Rationalism gained enormous prestige during the nineteenth and twentieth centuries. But it does contain certain limitations and biases. This mode of thought is reductionist; it breaks problems into discrete parts and is blind to emergent systems. This mode, as Guy Claxton observes in his book The Wayward Mind, values explanation over observation. More time is spent solving the problem than taking in the scene. It is purposeful rather than playful. It values the sort of knowledge that can be put into words and numbers over the sort of knowledge that cannot. It seeks rules and principles that can be applied across contexts, and undervalues the importan
ce of specific contexts.
Moreover, the rationalist method was founded upon a series of assumptions. It assumes that social scientists can look at society objectively from the outside, purged of passions and unconscious biases.
It assumes that reasoning can be fully or at least mostly under conscious control.
It assumes that reason is more powerful than and separable from emotion and appetite.
It assumes that perception is a clear lens, giving the viewer a straightforward and reliable view of the world.
It assumes that human action conforms to laws that are akin to the laws of physics, if we can only understand what they are. A company, a society, a nation, a universe—these are all great machines, operated through immutable patterns of cause and effect. Natural sciences are the model that the behavioral sciences should replicate.
Eventually, rationalism produced its own form of extremism. The scientific revolution led to scientism. Irving Kristol defined scientism as the “elephantiasis of reason.” Scientism is taking the principles of rational inquiry, stretching them without limit, and excluding any factor that doesn’t fit the formulas.
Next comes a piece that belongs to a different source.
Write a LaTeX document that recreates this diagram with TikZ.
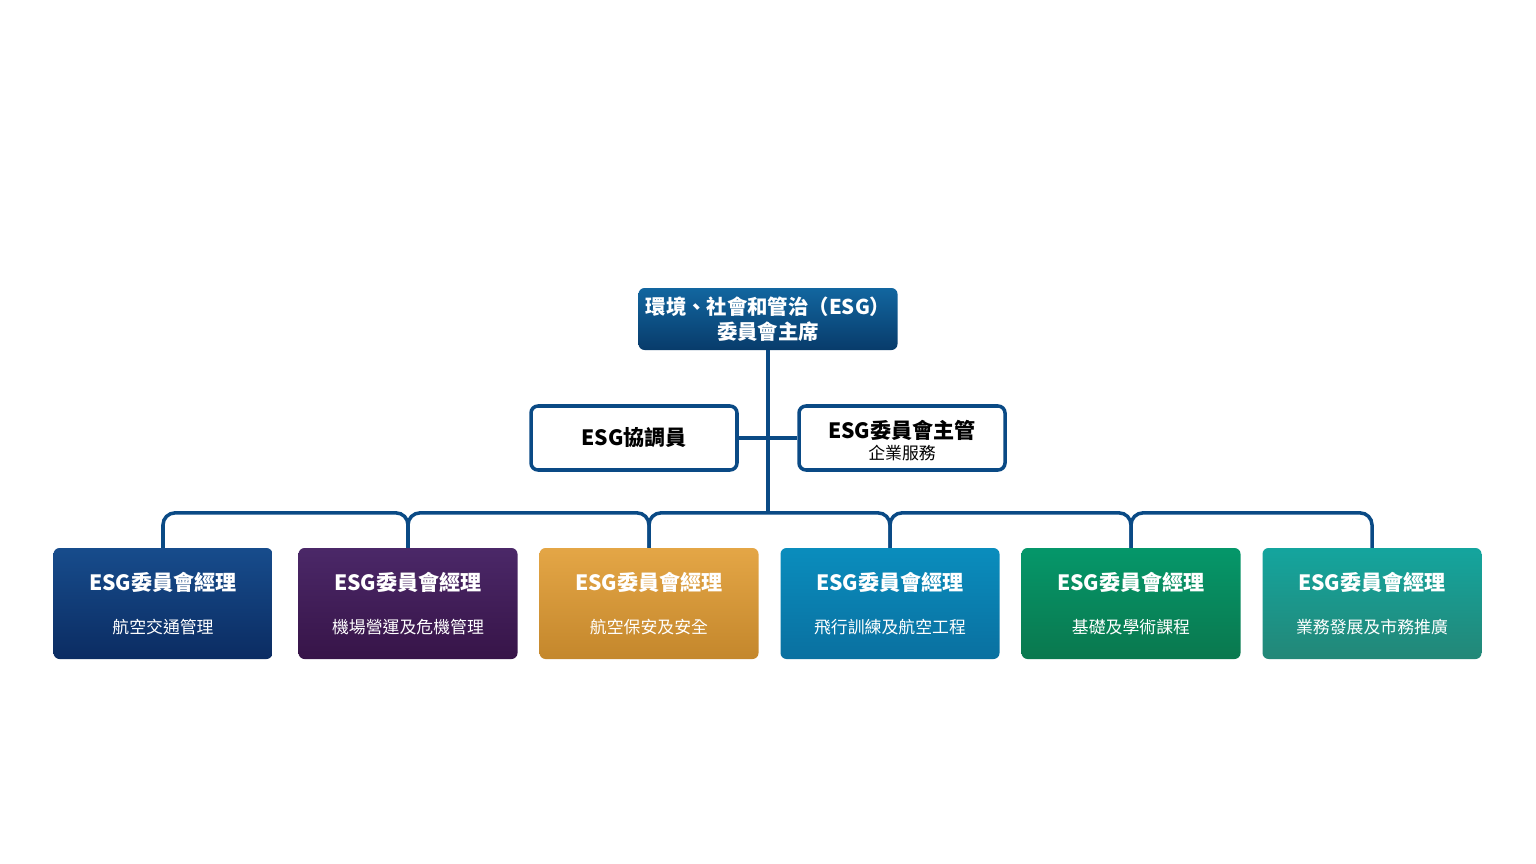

Over the past centuries, many great errors and disasters have flowed from the excessive faith in pure reason. At the end of the eighteenth century, revolutionaries in France brutalized the society in the name of beginning the world anew on rational grounds. Social Darwinists imagined they had discovered the immutable laws of human evolution, which could be used to ensure the survival of the fittest. Corporate leaders under the influence of Frederick Taylor tried to turn factory workers into hyper-efficient cogs. In the twentieth century, communists tried to socially reengineer whole nations, attempting to create, for example, a New Soviet Man. In the West, Le Corbusier and a generation of urban planners sought to turn cities into rational machines—factories for traffic—by clearing away existing neighborhoods and replacing them with multilane highways and symmetrical housing projects cut off from the older city. Technocrats from affluent nations tried to plant large-scale development schemes across the developing world without much concern for the local context. Financial analysts at the big banks and the central banks thought they had mastered economic cycles and created a “Great Moderation.”